This week I’ve been reading Rachel Carson in preparation for a short essay that I’m working on. Today is her birthday, so I thought I’d post a few quotes from her work. She is a fabulous writer, channeling her extraordinary passion through thoughtful metaphor and confident but understated prose. The quotes come from her article “Help your child to wonder” which ran in Woman’s Home Companion in 1956. I had not read this article before; it is not widely reprinted, but is full of gems. Thankfully, the U.S. Fish and Wildlife Service Conservation Library has a scanned pdf available of the original.
“Out there, just at the edge of where-we-couldn’t-see, big waves were thundering in, dimly seen white shapes that boomed and shouted and threw great handfuls of froth at us. Together we laughed for pure joy – he a baby meeting for the first time the wild tumult of Oceanus, I with the salt of half a lifetime of sea love in me.”
“If I had influence with the good fairy who is supposed to preside over the christening of all children I should ask that her gift to each child in the world be a sense of wonder so indestructible that it would last throughout life, as an unfailing antidote against the boredom and disenchantments of later years, the sterile preoccupation with things that are artificial, the alienation from the sources of our strength.”
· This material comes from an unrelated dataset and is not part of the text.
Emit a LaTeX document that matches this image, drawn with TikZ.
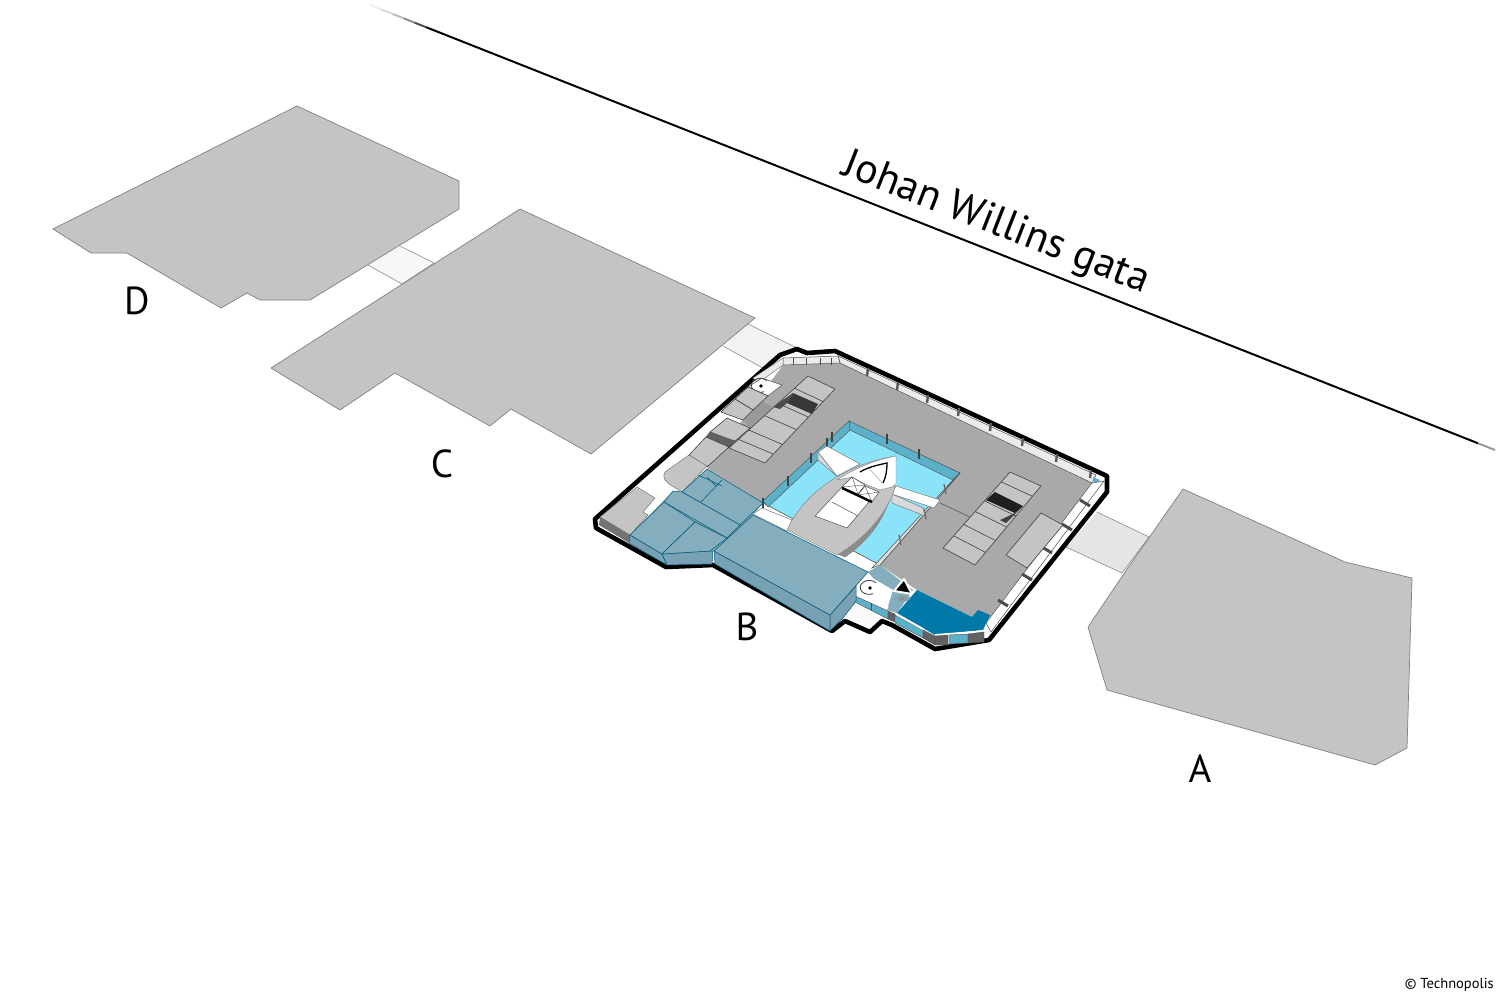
\documentclass[tikz,border=0pt]{standalone}
\usepackage{fontspec}
\setmainfont{PT Sans}
\usepackage{tikz}
\usetikzlibrary{calc, positioning}

\definecolor{blockgray}{HTML}{C4C4C4}
\definecolor{floorgray}{HTML}{A9A9A9}
\definecolor{poolcyan}{HTML}{8AE3F8}
\definecolor{wallteal}{HTML}{5CB0C8}
\definecolor{slateblue}{HTML}{84ADBD}
\definecolor{slateside}{HTML}{78A2B3}
\definecolor{deepblue}{HTML}{0079A8}

\newcommand{\liftsign}[2]{
  \fill (#1,#2) circle (1.8pt);
  \draw[line width=0.9pt,black!70] (#1,#2) ++(40:8pt) arc[start angle=40, end angle=295, x radius=9pt, y radius=7pt];
}

\begin{document}
\begin{tikzpicture}[x=1pt,y=-1pt,
  building/.style={draw=black!50,line width=0.7pt,fill=blockgray},
  bridge/.style={draw=black!45,line width=0.6pt},
  letter/.style={font=\fontsize{39}{39}\selectfont,inner sep=0pt},
  cell/.style={draw=black!75,line width=0.6pt,fill=blockgray},
  slate/.style={draw=deepblue!70!black,line width=0.5pt,fill=slateblue},
  sideface/.style={draw=deepblue!70!black,line width=0.5pt,fill=slateside},
  glass/.style={draw=black!70,line width=0.4pt,fill=wallteal},
  darkcell/.style={draw=black!70,line width=0.4pt,fill=black!62},
  post/.style={draw=black!75,line width=1.8pt},
  whitepost/.style={draw=black!65,line width=0.6pt,fill=white}]
  \useasboundingbox (0,0) rectangle (1499,999);

  % street line
  \foreach \a/\b/\g in {0.00/0.01/6,0.01/0.02/14,0.02/0.03/26,0.03/0.04/45,0.04/0.05/70}
    \draw[line width=2pt,black!\g] ($(370,5)!\a!(1495,450)$) -- ($(370,5)!\b!(1495,450)$);
  \draw[line width=2pt] ($(370,5)!0.05!(1495,450)$) -- ($(370,5)!0.985!(1495,450)$);
  \draw[line width=2pt,black!40] ($(370,5)!0.985!(1495,450)$) -- (1495,450);
  \node[font=\fontsize{42}{42}\selectfont,rotate=-21.4,inner sep=0pt] (street) at (996,224) {Johan Willins gata};

  % connecting bridges
  \filldraw[bridge,fill=black!3] (400,246) -- (434,263) -- (402,284) -- (368,265);
  \filldraw[bridge,fill=black!5] (748,324) -- (795,347) -- (770,372) -- (723,346);
  \filldraw[bridge,fill=black!10] (1097,512) -- (1149,537) -- (1122,573) -- (1066,547);

  % neighbouring blocks
  \filldraw[building] (297,106) -- (459,181) -- (459,209) -- (310,300) -- (260,300) -- (247,293)
    -- (221,308) -- (127,253) -- (91,253) -- (53,229) -- cycle;
  \filldraw[building] (520,209) -- (755,318) -- (591,454) -- (511,409) -- (490,426) -- (395,373)
    -- (340,410) -- (271,368) -- cycle;
  \filldraw[building] (1183,489) -- (1345,562) -- (1412,578) -- (1407,748) -- (1375,765)
    -- (1107,690) -- (1088,627) -- (1125,572) -- cycle;

  \node[letter] (labelD) at (137,301) {D};
  \node[letter] (labelC) at (442,464) {C};
  \node[letter] (labelB) at (747,627) {B};
  \node[letter] (labelA) at (1200,769) {A};
  \node[font=\fontsize{14.5}{14.5}\selectfont,anchor=east,inner sep=0pt] (credit) at (1494,985) {© Technopolis};

  % outline of block B
  \filldraw[line width=4.6pt,line join=round,fill=white] (595,519) -- (596,528) -- (666,567) -- (713,565)
    -- (832,631) -- (845,621) -- (870,632) -- (882,621) -- (892,625) -- (935,649) -- (989,640)
    -- (1107,492) -- (1107,476) -- (835,351) -- (807,353) -- (797,349) -- (780,355) -- cycle;

  % main floor
  \fill[floorgray] (783,365) -- (840,363) -- (1092,483) -- (986,623) -- (972,617) -- (917,590)
    -- (883,567) -- (763,503) -- (707,468) -- cycle;

  % back wall
  \filldraw[draw=black!70,line width=0.5pt,fill=black!8] (838,356) -- (1096,475) -- (1092,483) -- (840,363) -- cycle;
  \filldraw[draw=black!70,line width=0.5pt,fill=black!8] (783,358) -- (838,356) -- (840,363) -- (783,365) -- cycle;
  \foreach \x/\y in {868/373,898/387,928/400,959/413,991/428,1023/443,1057/459,1091/475}
    \draw[draw=black!65,line width=2.4pt] (\x,\y-5) -- (\x-1,\y+3);
  \foreach \x in {793,806,820,831}
    \draw[draw=black!70,line width=0.8pt] (\x,358) -- (\x,365);
  \fill[wallteal] (1093,477) -- (1100,480) -- (1095,485) -- cycle;

  % right wall
  \filldraw[draw=black!70,line width=0.5pt,fill=white] (1092,483) -- (1104,481) -- (991,632) -- (986,623) -- cycle;
  \foreach \x/\y in {1085/503,1067/527,1047/550,1027/577,1003/603}
    \draw[draw=black!70,line width=3pt] (\x-5,\y-3) -- (\x+5,\y+3);

  % upper left wall and lift
  \filldraw[draw=black!60,line width=0.4pt,fill=black!8] (783,358) -- (783,365) -- (758,383) -- (753,378) -- cycle;
  \filldraw[whitepost] (748,387) -- (762,378) -- (782,385) -- (768,396) -- cycle;
  \liftsign{761}{386}

  % stairs on the left side
  \fill[black!40] (755,409) -- (763,402) -- (773,407) -- (750,428) -- (743,420) -- cycle;
  \filldraw[cell] (748,387) -- (768,396) -- (753,410) -- (735,399) -- cycle;
  \filldraw[cell] (735,399) -- (753,410) -- (743,420) -- (721,412) -- cycle;
  \filldraw[cell] (727,418) -- (750,428) -- (733,443) -- (710,432) -- cycle;
  \filldraw[darkcell] (710,432) -- (735,441) -- (729,447) -- (706,437) -- cycle;
  \filldraw[cell] (706,437) -- (729,447) -- (707,467) -- (689,455) -- cycle;
  \filldraw[draw=black!60,line width=0.4pt,fill=blockgray] (689,455) -- (707,466) -- (682,492)
    -- (672,486) .. controls (664,481) and (662,476) .. (665,472) -- cycle;
  \filldraw[draw=black!60,line width=0.4pt,fill=blockgray] (600,517) -- (637,487) -- (655,498)
    -- (643,512) -- (648,515) -- (630,535) -- cycle;
  \fill[black!55] (600,517) -- (630,535) -- (629,543) -- (599,525) -- cycle;

  % stairs upper floor
  \coordinate (sa) at (808,376);
  \coordinate (sb) at (835,389);
  \coordinate (sc) at (765,463);
  \coordinate (sd) at (729,448);
  \filldraw[cell] (sa) -- (sb) -- (sc) -- (sd) -- cycle;
  \foreach \t in {0.17,0.38,0.55,0.75,0.88}
    \draw[black!75,line width=0.6pt] ($(sa)!\t!(sd)$) -- ($(sb)!\t!(sc)$);
  \fill[black!78] (793,393) -- (818,404) -- (812,414) -- (787,403) -- cycle;
  \fill[black!70] (793,393) -- (787,403) -- (780,409) -- (773,407) -- cycle;

  % stairs right
  \coordinate (ra) at (1010,472);
  \coordinate (rb) at (1041,486);
  \coordinate (rc) at (975,565);
  \coordinate (rd) at (943,548);
  \filldraw[cell] (ra) -- (rb) -- (rc) -- (rd) -- cycle;
  \foreach \t in {0.13,0.38,0.52,0.69,0.84}
    \draw[black!75,line width=0.6pt] ($(ra)!\t!(rd)$) -- ($(rb)!\t!(rc)$);
  \fill[black!88] (995,492) -- (1023,506) -- (1015,513) -- (986,500) -- cycle;
  \fill[black!75] (1023,506) -- (1006,523) -- (1000,520) -- (1015,513) -- cycle;
  \filldraw[cell] (1041,513) -- (1063,525) -- (1027,568) -- (1006,555) -- cycle;
  \draw[black!70,line width=0.5pt] (940,503) -- (970,517);

  % pool
  \filldraw[draw=black!70,line width=0.5pt,fill=poolcyan] (849,422) -- (960,473) -- (880,565) -- (763,503) -- cycle;
  \filldraw[glass] (849,421) -- (960,473) -- (953,480) -- (850,430) -- cycle;
  \filldraw[glass] (849,421) -- (763,501) -- (768,507) -- (850,430) -- cycle;
  \filldraw[draw=black!70,line width=0.5pt,fill=black!12] (960,473) -- (953,480) -- (872,568) -- (880,565) -- cycle;
  \foreach \x/\y in {887/439,919/454}
    \draw[post] (\x,\y-5) -- (\x,\y+5);
  \foreach \x/\y in {832/437,827/443,811/458,788/481,763/503}
    \draw[post] (\x,\y-5) -- (\x,\y+5);
  \foreach \x/\y in {945/489,925/514,900/540}
    \draw[draw=black!60,line width=1.2pt] (\x-1,\y-5) -- (\x+1,\y+5);

  % walkways to the boat
  \filldraw[draw=black!60,line width=0.4pt,fill=black!15] (818,452) -- (818,460) -- (838,477) -- (837,476) -- cycle;
  \filldraw[draw=black!60,line width=0.4pt,fill=white] (818,452) -- (827,446) -- (860,464) -- (837,476) -- cycle;
  \filldraw[draw=black!60,line width=0.4pt,fill=black!15] (892,494) -- (923,508) -- (925,516) -- (892,503) -- cycle;
  \filldraw[draw=black!60,line width=0.4pt,fill=white] (896,486) -- (940,500) -- (934,508) -- (892,494) -- cycle;
  \filldraw[draw=black!60,line width=0.4pt,fill=white] (753,514) -- (762,508) -- (792,520) -- (787,531) -- cycle;

  % boat
  \filldraw[draw=black!50,line width=0.4pt,fill=black!45] (895,470) .. controls (893,505) and (877,535) .. (845,557)
    -- (835,553) -- cycle;
  \filldraw[draw=black!50,line width=0.4pt,fill=blockgray] (896,456) .. controls (850,463) and (805,490) .. (787,530)
    -- (837,555) .. controls (872,535) and (895,500) .. (895,483) -- cycle;
  \filldraw[draw=black!50,line width=0.4pt,fill=white] (837,480) .. controls (855,468) and (875,460) .. (896,456)
    -- (896,484) -- (892,487) -- (880,490) -- (865,484) -- (852,477) -- cycle;
  \draw[black!35,line width=0.5pt] (868,467) -- (882,483);
  \draw[line width=1.3pt] (860,472) .. controls (868,467) and (878,465) .. (887,463) .. controls (887,470) and (886,477) .. (883,483);
  \foreach \a/\b/\c/\d/\e/\f/\g/\h in {852/477/865/485/858/494/842/487,865/486/879/492/872/502/858/495}{
    \filldraw[draw=black!70,line width=0.5pt,fill=white] (\a,\b) -- (\c,\d) -- (\e,\f) -- (\g,\h) -- cycle;
    \draw[black!70,line width=0.4pt] (\a,\b) -- (\e,\f) (\c,\d) -- (\g,\h);
  }
  \filldraw[draw=black!70,line width=0.5pt,fill=white] (842,487) -- (869,502) -- (847,528) -- (815,516) -- cycle;
  \draw[black!70,line width=0.5pt] (832,502) -- (858,516);
  \draw[line width=2.4pt] (842,488) -- (872,502);

  % white steps
  \fill[black!2] (844,615) -- (855,603) -- (878,617) -- (870,627) -- cycle;

  % slate landing and lower lift
  \fill[slateblue] (868,572) -- (880,565) -- (913,590) -- (897,613) -- (887,610) -- (893,590) -- (873,578) -- cycle;
  \fill[white] (855,590) -- (868,578) -- (893,590) -- (882,605) -- cycle;
  \liftsign{870}{588}

  % dark blue room
  \fill[deepblue] (917,590) -- (897,613) -- (935,635) -- (983,630) -- (990,615) -- (978,610) -- (972,617) -- cycle;
  \shade[inner color=black!45,outer color=slateblue] (902,598) ellipse (8 and 4);
  \filldraw[draw=white,line width=2pt,line join=round,fill=black] (904,579) -- (894,591) -- (912,594) -- cycle;

  % front wall
  \filldraw[glass] (855,596) -- (888,611) -- (888,619) -- (855,602) -- cycle;
  \draw[black!70,line width=0.4pt] (871,603) -- (871,611);
  \filldraw[darkcell] (888,611) -- (895,614) -- (895,622) -- (888,619) -- cycle;
  \filldraw[glass] (895,615) -- (923,630) -- (923,638) -- (895,623) -- cycle;
  \draw[white,line width=1.8pt] (856,592) -- (888,608) (896,614) -- (923,629);
  \draw[white,line width=1.8pt] (935,635) -- (985,631);
  \filldraw[darkcell] (923,630) -- (935,636) -- (935,645) -- (923,638) -- cycle;
  \filldraw[darkcell] (935,636) -- (948,635) -- (948,645) -- (935,645) -- cycle;
  \filldraw[glass] (949,635) -- (968,634) -- (968,643) -- (949,644) -- cycle;
  \filldraw[darkcell] (968,634) -- (984,632) -- (984,642) -- (968,643) -- cycle;

  % slate blocks
  \fill[slateblue] (630,535) -- (673,491) -- (682,492) -- (707,469) -- (763,503) -- (753,515) -- (714,551)
    -- (710,551) -- (662,554) -- cycle;
  \filldraw[sideface] (714,551) -- (830,615) -- (830,631) -- (715,564) -- cycle;
  \filldraw[sideface] (830,615) -- (856,586) -- (856,601) -- (843,618) -- (830,631) -- cycle;
  \filldraw[slate] (753,515) -- (868,572) -- (830,615) -- (714,551) -- cycle;
  \filldraw[slate] (707,469) -- (763,503) -- (740,525) -- (682,492) -- cycle;
  \draw[deepblue!70!black,line width=0.5pt] (698,475) -- (722,486) (722,480) -- (701,502) (707,477) -- (716,486);
  \filldraw[slate] (673,491) -- (682,492) -- (740,525) -- (727,538) -- (664,502) -- cycle;
  \filldraw[sideface] (630,535) -- (662,554) -- (667,565) -- (629,543) -- cycle;
  \filldraw[sideface] (662,554) -- (710,551) -- (713,551) -- (712,564) -- (667,565) -- cycle;
  \filldraw[slate] (630,535) -- (664,502) -- (695,522) -- (662,554) -- cycle;
  \filldraw[slate] (695,522) -- (727,538) -- (710,551) -- (662,554) -- cycle;
\end{tikzpicture}
\end{document}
“It is not half so important to know as to feel. If facts are the seeds that later produce knowledge and wisdom, then the emotions and the impressions of the senses are the fertile soil in which the seeds must grow.”
When she received the National Book Award in 1952, she said: “The winds, the sea, and the moving tides are what they are. If there is wonder and beauty and majesty in them, science will discover these qualities. If they are not there, science cannot create them. If there is poetry in my book about the sea, it is not because I deliberately put it there, but because no one could write truthfully about the sea and leave out the poetry.”
Many thanks, David. She writes so “true.” What a blessing.